SEC. 9. Offsetting the cost of the strategic Bitcoin reserve.

(a) Discretionary surplus funds of federal reserve banks.—Section 7(a)(3)(A) of the Federal Reserve Act (12 U.S.C. 289(a)(3)(A)) is amended by striking “$6,825,000,000”and inserting “$2,400,000,000”.

(b) Use of remittances to treasury.—

(1) IN GENERAL.—Notwithstanding the second subsection (b) of section 7 of the Federal Reserve Act (12 U.S.C. 290), for fiscal years 2025 through 2029, if the Federal reserve banks remit net earnings to the general fund of the Treasury during that period, the first $6,000,000,000 of these remittances (before repayment of any deferred asset) in a fiscal year shall be utilized by the Secretary for the implementation of the Bitcoin Purchase Program, pursuant to the purposes set forth under section 5.

(2) EXCEPTION.—Paragraph (1) shall not apply if the Federal Reserve banks do not remit net earnings in any given fiscal year during the period of fiscal years 2025 through 2029.

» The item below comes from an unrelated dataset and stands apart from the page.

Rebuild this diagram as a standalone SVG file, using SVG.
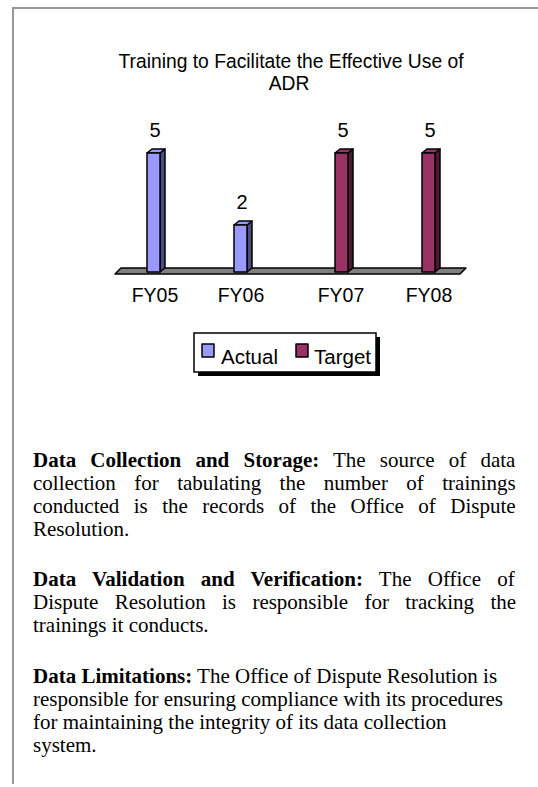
<svg xmlns="http://www.w3.org/2000/svg" width="538" height="787" viewBox="0 0 538 787">
<style>
.ar{font-family:"Liberation Sans",Arial,sans-serif;fill:#000}
.tm{font-family:"Liberation Serif","Times New Roman",serif;font-size:21px;fill:#000}
.b{font-weight:bold}
.edge{stroke:#000;stroke-width:1.5;stroke-linejoin:round}
.act{fill:#9999FF}.actS{fill:#4D4D80}
.tgt{fill:#993366}.tgtS{fill:#4D1933}
</style>
<rect width="538" height="787" fill="#fff"/>
<g id="frame" fill="none" stroke="#999" stroke-width="2">
<path d="M13,784 V8 H538"/>
</g>
<g id="title" class="ar" font-size="19.3" text-anchor="middle">
<text x="291" y="68">Training to Facilitate the Effective Use of</text>
<text x="289" y="90">ADR</text>
</g>
<g id="floor">
<polygon class="edge" points="115,274 121,268 466,268 460,274" fill="#808080"/>
</g>
<g id="bar-FY05">
<polygon class="edge actS" points="160,153 165,149 165,268 160,272"/>
<polygon class="edge act" points="147,153 152,149 165,149 160,153"/>
<rect class="edge act" x="147" y="153" width="13" height="119"/>
<text class="ar" font-size="20" x="155" y="137" text-anchor="middle">5</text>
</g>
<g id="bar-FY06">
<polygon class="edge actS" points="247,225 252,221 252,268 247,272"/>
<polygon class="edge act" points="234,225 239,221 252,221 247,225"/>
<rect class="edge act" x="234" y="225" width="13" height="47"/>
<text class="ar" font-size="20" x="242" y="209" text-anchor="middle">2</text>
</g>
<g id="bar-FY07">
<polygon class="edge tgtS" points="348,153 353,149 353,268 348,272"/>
<polygon class="edge tgt" points="335,153 340,149 353,149 348,153"/>
<rect class="edge tgt" x="335" y="153" width="13" height="119"/>
<text class="ar" font-size="20" x="343" y="137" text-anchor="middle">5</text>
</g>
<g id="bar-FY08">
<polygon class="edge tgtS" points="435,153 440,149 440,268 435,272"/>
<polygon class="edge tgt" points="422,153 427,149 440,149 435,153"/>
<rect class="edge tgt" x="422" y="153" width="13" height="119"/>
<text class="ar" font-size="20" x="430" y="137" text-anchor="middle">5</text>
</g>
<g id="axis-labels" class="ar" font-size="19.5" text-anchor="middle">
<text x="155" y="302">FY05</text>
<text x="241" y="302">FY06</text>
<text x="341" y="302">FY07</text>
<text x="429" y="302">FY08</text>
</g>
<g id="legend">
<rect x="198" y="337" width="182" height="39" fill="#000"/>
<rect x="194" y="333" width="182" height="39" fill="#fff" stroke="#000" stroke-width="1.5"/>
<rect class="edge act" x="202" y="344" width="12" height="13"/>
<text class="ar" font-size="20.5" x="221" y="364">Actual</text>
<rect class="edge tgt" x="296" y="344" width="12" height="13"/>
<text class="ar" font-size="20.5" x="314" y="364">Target</text>
</g>
<g id="para-collection" class="tm">
<text x="33" y="467" word-spacing="8.9"><tspan class="b">Data Collection and Storage:</tspan> The source of data</text>
<text x="33" y="490" word-spacing="13.2">collection for tabulating the number of trainings</text>
<text x="33" y="513" word-spacing="9.2">conducted is the records of the Office of Dispute</text>
<text x="33" y="536">Resolution.</text>
</g>
<g id="para-validation" class="tm">
<text x="33" y="586" word-spacing="11.0"><tspan class="b">Data Validation and Verification:</tspan> The Office of</text>
<text x="33" y="609" word-spacing="11.1">Dispute Resolution is responsible for tracking the</text>
<text x="33" y="632">trainings it conducts.</text>
</g>
<g id="para-limitations" class="tm">
<text x="33" y="683"><tspan class="b">Data Limitations:</tspan> The Office of Dispute Resolution is</text>
<text x="33" y="706">responsible for ensuring compliance with its procedures</text>
<text x="33" y="729">for maintaining the integrity of its data collection</text>
<text x="33" y="752">system.</text>
</g>
</svg>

(c) Federal reserve system gold certificates.—Not later than 180 days after the date of enactment of this Act, the Federal reserve banks shall tender all outstanding gold certificates in their custody to the Secretary. Not later than 90 days after the tender of the last such certificate, the Secretary shall issue new gold certificates to the Federal reserve banks that reflect the fair market value price of the gold held against such certificates by the Treasury, as of the date specified by the Secretary on each new gold certificate. Upon issue by the Secretary, each Federal reserve bank that receives a new gold certificate shall remit the difference in cash value between the old and new gold certificates to the Secretary for deposit in the general fund within 90 days.

(d) Conforming amendment.—Section 5117(b) of title 31, United States Code, is amended by striking “(for the purpose of issuing those certificates, of 42 and two-ninths dollars a fine troy ounce)”.

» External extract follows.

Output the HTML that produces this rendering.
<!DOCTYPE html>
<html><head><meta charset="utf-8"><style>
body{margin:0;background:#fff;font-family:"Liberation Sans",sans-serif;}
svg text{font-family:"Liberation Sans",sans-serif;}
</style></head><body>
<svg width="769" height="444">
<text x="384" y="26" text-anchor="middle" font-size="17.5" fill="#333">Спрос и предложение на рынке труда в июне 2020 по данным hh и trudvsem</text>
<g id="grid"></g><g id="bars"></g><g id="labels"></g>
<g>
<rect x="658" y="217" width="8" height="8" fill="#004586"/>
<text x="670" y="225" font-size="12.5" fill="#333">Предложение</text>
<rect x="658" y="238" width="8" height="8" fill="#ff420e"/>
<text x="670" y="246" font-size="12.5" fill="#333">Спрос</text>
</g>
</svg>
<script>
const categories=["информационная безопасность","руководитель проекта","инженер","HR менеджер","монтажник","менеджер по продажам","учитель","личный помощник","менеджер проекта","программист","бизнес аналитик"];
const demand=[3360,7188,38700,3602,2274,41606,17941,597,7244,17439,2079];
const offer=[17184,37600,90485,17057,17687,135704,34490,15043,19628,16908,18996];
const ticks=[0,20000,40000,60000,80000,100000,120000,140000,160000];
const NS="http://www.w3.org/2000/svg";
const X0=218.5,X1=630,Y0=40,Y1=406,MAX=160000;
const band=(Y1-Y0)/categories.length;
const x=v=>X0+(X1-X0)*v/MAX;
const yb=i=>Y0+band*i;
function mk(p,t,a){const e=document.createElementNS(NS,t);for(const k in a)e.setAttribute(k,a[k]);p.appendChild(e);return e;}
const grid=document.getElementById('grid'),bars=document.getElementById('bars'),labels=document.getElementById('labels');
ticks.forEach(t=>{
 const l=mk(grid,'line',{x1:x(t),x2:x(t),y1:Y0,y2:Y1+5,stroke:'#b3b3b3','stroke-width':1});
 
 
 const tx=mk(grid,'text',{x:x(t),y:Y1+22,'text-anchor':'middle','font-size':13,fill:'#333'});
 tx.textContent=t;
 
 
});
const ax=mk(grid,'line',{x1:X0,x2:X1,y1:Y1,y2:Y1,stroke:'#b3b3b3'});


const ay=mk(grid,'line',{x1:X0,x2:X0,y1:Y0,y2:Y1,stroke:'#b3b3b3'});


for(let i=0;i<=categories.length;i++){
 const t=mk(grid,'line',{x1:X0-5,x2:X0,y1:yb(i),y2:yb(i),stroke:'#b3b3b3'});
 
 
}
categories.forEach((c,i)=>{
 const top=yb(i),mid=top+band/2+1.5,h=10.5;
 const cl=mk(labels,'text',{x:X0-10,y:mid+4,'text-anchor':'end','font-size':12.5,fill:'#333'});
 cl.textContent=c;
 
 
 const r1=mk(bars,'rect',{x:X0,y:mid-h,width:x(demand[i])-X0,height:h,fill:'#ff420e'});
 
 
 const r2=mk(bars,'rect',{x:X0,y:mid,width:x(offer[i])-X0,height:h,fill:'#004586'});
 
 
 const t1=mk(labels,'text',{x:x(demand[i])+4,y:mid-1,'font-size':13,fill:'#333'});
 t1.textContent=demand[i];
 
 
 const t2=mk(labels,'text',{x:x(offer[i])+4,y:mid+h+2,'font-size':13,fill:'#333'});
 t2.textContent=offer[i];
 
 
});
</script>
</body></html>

SEC. 10. Protection of Private Property Rights.

(a) Rules of construction.—Nothing in this Act shall be construed to—

(1) authorize the Federal Government to seize, confiscate, or otherwise impair any property right in the lawfully acquired Bitcoin holdings of any person; or

(2) infringe upon the rights of individuals, businesses, or organizations to purchase, hold, transfer, or dispose of Bitcoin in accordance with the law.

(b) Affirmation of rights.—This Act affirms and protects the rights of persons to maintain full lawful control over the Bitcoin and other digital assets of those individuals, recognizing that the ability to maintain self-custody of private keys is fundamental to the principles of financial sovereignty, privacy, and personal liberty in the digital age.